> **Written task**
All of the lines below are to be transcribed faithfully, with pictures excluded from the copy.

> **Dataset content**
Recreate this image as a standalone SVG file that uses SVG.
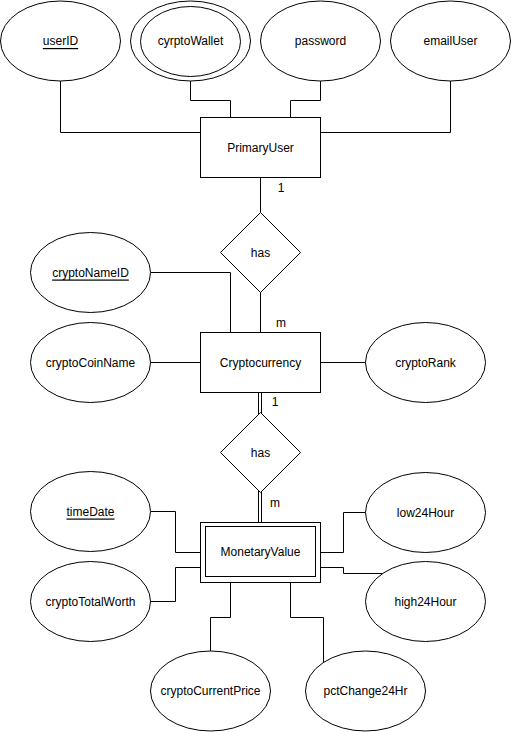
<svg xmlns="http://www.w3.org/2000/svg" width="511" height="732" viewBox="0 0 511 732">
<style>
.s{fill:#fff;stroke:#000;stroke-width:1}
.c{fill:none;stroke:#000;stroke-width:1}
text{font-family:"Liberation Sans",Arial,sans-serif;font-size:12px;fill:#000}
.m{text-anchor:middle;dominant-baseline:central}
.u{text-decoration:underline}
</style>
<rect width="511" height="732" fill="#fff"/>
<g id="connectors">
<polyline class="c" points="60.5,81 60.5,132.5 200.5,132.5"/>
<polyline class="c" points="190.5,81 190.5,100.5 230.5,100.5 230.5,117"/>
<polyline class="c" points="320.5,81 320.5,100.5 290.5,100.5 290.5,117"/>
<polyline class="c" points="450.5,81 450.5,132.5 320.5,132.5"/>
<line class="c" x1="260.5" y1="177" x2="260.5" y2="212.5"/>
<line class="c" x1="260.5" y1="292" x2="260.5" y2="332"/>
<polyline class="c" points="150.5,272.5 230.5,272.5 230.5,332"/>
<line class="c" x1="150.5" y1="362.5" x2="200.5" y2="362.5"/>
<line class="c" x1="320.5" y1="362.5" x2="365.5" y2="362.5"/>
<line class="c" x1="258.5" y1="392" x2="258.5" y2="414"/>
<line class="c" x1="261.5" y1="392" x2="261.5" y2="414"/>
<line class="c" x1="258.5" y1="491" x2="258.5" y2="522"/>
<line class="c" x1="261.5" y1="491" x2="261.5" y2="522"/>
<polyline class="c" points="150.5,511.5 175.5,511.5 175.5,552.5 200.5,552.5"/>
<polyline class="c" points="150.5,601.5 175.5,601.5 175.5,567.5 200.5,567.5"/>
<polyline class="c" points="365.5,512.5 343.5,512.5 343.5,552.5 320.5,552.5"/>
<polyline class="c" points="320.5,567.5 343.5,567.5 343.5,573.5 383,573.5"/>
<polyline class="c" points="230.5,582 230.5,617.5 210.5,617.5 210.5,651"/>
<polyline class="c" points="290.5,582 290.5,617.5 323.5,617.5 323.5,662.5"/>
</g>
<g id="label-1a"><text x="281" y="188" class="m">1</text></g>
<g id="label-ma"><text x="281" y="323" class="m">m</text></g>
<g id="label-1b"><text x="275" y="402" class="m">1</text></g>
<g id="label-mb"><text x="275" y="503" class="m">m</text></g>
<g id="userID">
<ellipse class="s" cx="60.5" cy="41" rx="60" ry="40"/>
<text x="60.5" y="41" class="m u">userID</text>
</g>
<g id="cyrptoWallet">
<ellipse class="s" cx="190.5" cy="41" rx="60" ry="40"/>
<ellipse class="s" cx="190.5" cy="41.5" rx="50" ry="35"/>
<text x="190.5" y="41" class="m">cyrptoWallet</text>
</g>
<g id="password">
<ellipse class="s" cx="320.5" cy="41" rx="60" ry="40"/>
<text x="320.5" y="41" class="m">password</text>
</g>
<g id="emailUser">
<ellipse class="s" cx="450.5" cy="41" rx="60" ry="40"/>
<text x="450.5" y="41" class="m">emailUser</text>
</g>
<g id="PrimaryUser">
<rect class="s" x="200.5" y="117.5" width="120" height="60"/>
<text x="260.5" y="147.5" class="m">PrimaryUser</text>
</g>
<g id="has1">
<polygon class="s" points="260.5,212.5 300.5,252.5 260.5,292.5 220.5,252.5"/>
<text x="260.5" y="252.5" class="m">has</text>
</g>
<g id="cryptoNameID">
<ellipse class="s" cx="90.5" cy="272.5" rx="60" ry="40"/>
<text x="90.5" y="272.5" class="m u">cryptoNameID</text>
</g>
<g id="cryptoCoinName">
<ellipse class="s" cx="90.5" cy="362.5" rx="60" ry="40"/>
<text x="90.5" y="362.5" class="m">cryptoCoinName</text>
</g>
<g id="Cryptocurrency">
<rect class="s" x="200.5" y="332.5" width="120" height="60"/>
<text x="260.5" y="362.5" class="m">Cryptocurrency</text>
</g>
<g id="cryptoRank">
<ellipse class="s" cx="425.5" cy="362.5" rx="60" ry="40"/>
<text x="425.5" y="362.5" class="m">cryptoRank</text>
</g>
<g id="has2">
<polygon class="s" points="260.5,412.5 300.5,452.5 260.5,492.5 220.5,452.5"/>
<text x="260.5" y="452.5" class="m">has</text>
</g>
<g id="MonetaryValue">
<rect class="s" x="200.5" y="522.5" width="120" height="60"/>
<rect class="s" x="205.5" y="526.5" width="110" height="50"/>
<text x="260.5" y="552" class="m">MonetaryValue</text>
</g>
<g id="timeDate">
<ellipse class="s" cx="90.5" cy="511.5" rx="60" ry="40"/>
<text x="90.5" y="511.5" class="m u">timeDate</text>
</g>
<g id="cryptoTotalWorth">
<ellipse class="s" cx="90.5" cy="601.5" rx="60" ry="40"/>
<text x="90.5" y="601.5" class="m">cryptoTotalWorth</text>
</g>
<g id="low24Hour">
<ellipse class="s" cx="425.5" cy="512.5" rx="60" ry="40"/>
<text x="425.5" y="512.5" class="m">low24Hour</text>
</g>
<g id="high24Hour">
<ellipse class="s" cx="425.5" cy="601.5" rx="60" ry="40"/>
<text x="425.5" y="601.5" class="m">high24Hour</text>
</g>
<g id="cryptoCurrentPrice">
<ellipse class="s" cx="210.5" cy="691" rx="60" ry="40"/>
<text x="210.5" y="691" class="m">cryptoCurrentPrice</text>
</g>
<g id="pctChange24Hr">
<ellipse class="s" cx="365.5" cy="691" rx="60" ry="40"/>
<text x="365.5" y="691" class="m">pctChange24Hr</text>
</g>
</svg>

> **Exercise response**
Recreate this image as a standalone SVG file that uses SVG.
<svg xmlns="http://www.w3.org/2000/svg" width="511" height="732" viewBox="0 0 511 732">
<style>
.s{fill:#fff;stroke:#000;stroke-width:1}
.c{fill:none;stroke:#000;stroke-width:1}
text{font-family:"Liberation Sans",Arial,sans-serif;font-size:12px;fill:#000}
.m{text-anchor:middle;dominant-baseline:central}
.u{text-decoration:underline}
</style>
<rect width="511" height="732" fill="#fff"/>
<g id="connectors">
<polyline class="c" points="60.5,81 60.5,132.5 200.5,132.5"/>
<polyline class="c" points="190.5,81 190.5,100.5 230.5,100.5 230.5,117"/>
<polyline class="c" points="320.5,81 320.5,100.5 290.5,100.5 290.5,117"/>
<polyline class="c" points="450.5,81 450.5,132.5 320.5,132.5"/>
<line class="c" x1="260.5" y1="177" x2="260.5" y2="212.5"/>
<line class="c" x1="260.5" y1="292" x2="260.5" y2="332"/>
<polyline class="c" points="150.5,272.5 230.5,272.5 230.5,332"/>
<line class="c" x1="150.5" y1="362.5" x2="200.5" y2="362.5"/>
<line class="c" x1="320.5" y1="362.5" x2="365.5" y2="362.5"/>
<line class="c" x1="258.5" y1="392" x2="258.5" y2="414"/>
<line class="c" x1="261.5" y1="392" x2="261.5" y2="414"/>
<line class="c" x1="258.5" y1="491" x2="258.5" y2="522"/>
<line class="c" x1="261.5" y1="491" x2="261.5" y2="522"/>
<polyline class="c" points="150.5,511.5 175.5,511.5 175.5,552.5 200.5,552.5"/>
<polyline class="c" points="150.5,601.5 175.5,601.5 175.5,567.5 200.5,567.5"/>
<polyline class="c" points="365.5,512.5 343.5,512.5 343.5,552.5 320.5,552.5"/>
<polyline class="c" points="320.5,567.5 343.5,567.5 343.5,573.5 383,573.5"/>
<polyline class="c" points="230.5,582 230.5,617.5 210.5,617.5 210.5,651"/>
<polyline class="c" points="290.5,582 290.5,617.5 323.5,617.5 323.5,662.5"/>
</g>
<g id="label-1a"><text x="281" y="188" class="m">1</text></g>
<g id="label-ma"><text x="281" y="323" class="m">m</text></g>
<g id="label-1b"><text x="275" y="402" class="m">1</text></g>
<g id="label-mb"><text x="275" y="503" class="m">m</text></g>
<g id="userID">
<ellipse class="s" cx="60.5" cy="41" rx="60" ry="40"/>
<text x="60.5" y="41" class="m u">userID</text>
</g>
<g id="cyrptoWallet">
<ellipse class="s" cx="190.5" cy="41" rx="60" ry="40"/>
<ellipse class="s" cx="190.5" cy="41.5" rx="50" ry="35"/>
<text x="190.5" y="41" class="m">cyrptoWallet</text>
</g>
<g id="password">
<ellipse class="s" cx="320.5" cy="41" rx="60" ry="40"/>
<text x="320.5" y="41" class="m">password</text>
</g>
<g id="emailUser">
<ellipse class="s" cx="450.5" cy="41" rx="60" ry="40"/>
<text x="450.5" y="41" class="m">emailUser</text>
</g>
<g id="PrimaryUser">
<rect class="s" x="200.5" y="117.5" width="120" height="60"/>
<text x="260.5" y="147.5" class="m">PrimaryUser</text>
</g>
<g id="has1">
<polygon class="s" points="260.5,212.5 300.5,252.5 260.5,292.5 220.5,252.5"/>
<text x="260.5" y="252.5" class="m">has</text>
</g>
<g id="cryptoNameID">
<ellipse class="s" cx="90.5" cy="272.5" rx="60" ry="40"/>
<text x="90.5" y="272.5" class="m u">cryptoNameID</text>
</g>
<g id="cryptoCoinName">
<ellipse class="s" cx="90.5" cy="362.5" rx="60" ry="40"/>
<text x="90.5" y="362.5" class="m">cryptoCoinName</text>
</g>
<g id="Cryptocurrency">
<rect class="s" x="200.5" y="332.5" width="120" height="60"/>
<text x="260.5" y="362.5" class="m">Cryptocurrency</text>
</g>
<g id="cryptoRank">
<ellipse class="s" cx="425.5" cy="362.5" rx="60" ry="40"/>
<text x="425.5" y="362.5" class="m">cryptoRank</text>
</g>
<g id="has2">
<polygon class="s" points="260.5,412.5 300.5,452.5 260.5,492.5 220.5,452.5"/>
<text x="260.5" y="452.5" class="m">has</text>
</g>
<g id="MonetaryValue">
<rect class="s" x="200.5" y="522.5" width="120" height="60"/>
<rect class="s" x="205.5" y="526.5" width="110" height="50"/>
<text x="260.5" y="552" class="m">MonetaryValue</text>
</g>
<g id="timeDate">
<ellipse class="s" cx="90.5" cy="511.5" rx="60" ry="40"/>
<text x="90.5" y="511.5" class="m u">timeDate</text>
</g>
<g id="cryptoTotalWorth">
<ellipse class="s" cx="90.5" cy="601.5" rx="60" ry="40"/>
<text x="90.5" y="601.5" class="m">cryptoTotalWorth</text>
</g>
<g id="low24Hour">
<ellipse class="s" cx="425.5" cy="512.5" rx="60" ry="40"/>
<text x="425.5" y="512.5" class="m">low24Hour</text>
</g>
<g id="high24Hour">
<ellipse class="s" cx="425.5" cy="601.5" rx="60" ry="40"/>
<text x="425.5" y="601.5" class="m">high24Hour</text>
</g>
<g id="cryptoCurrentPrice">
<ellipse class="s" cx="210.5" cy="691" rx="60" ry="40"/>
<text x="210.5" y="691" class="m">cryptoCurrentPrice</text>
</g>
<g id="pctChange24Hr">
<ellipse class="s" cx="365.5" cy="691" rx="60" ry="40"/>
<text x="365.5" y="691" class="m">pctChange24Hr</text>
</g>
</svg>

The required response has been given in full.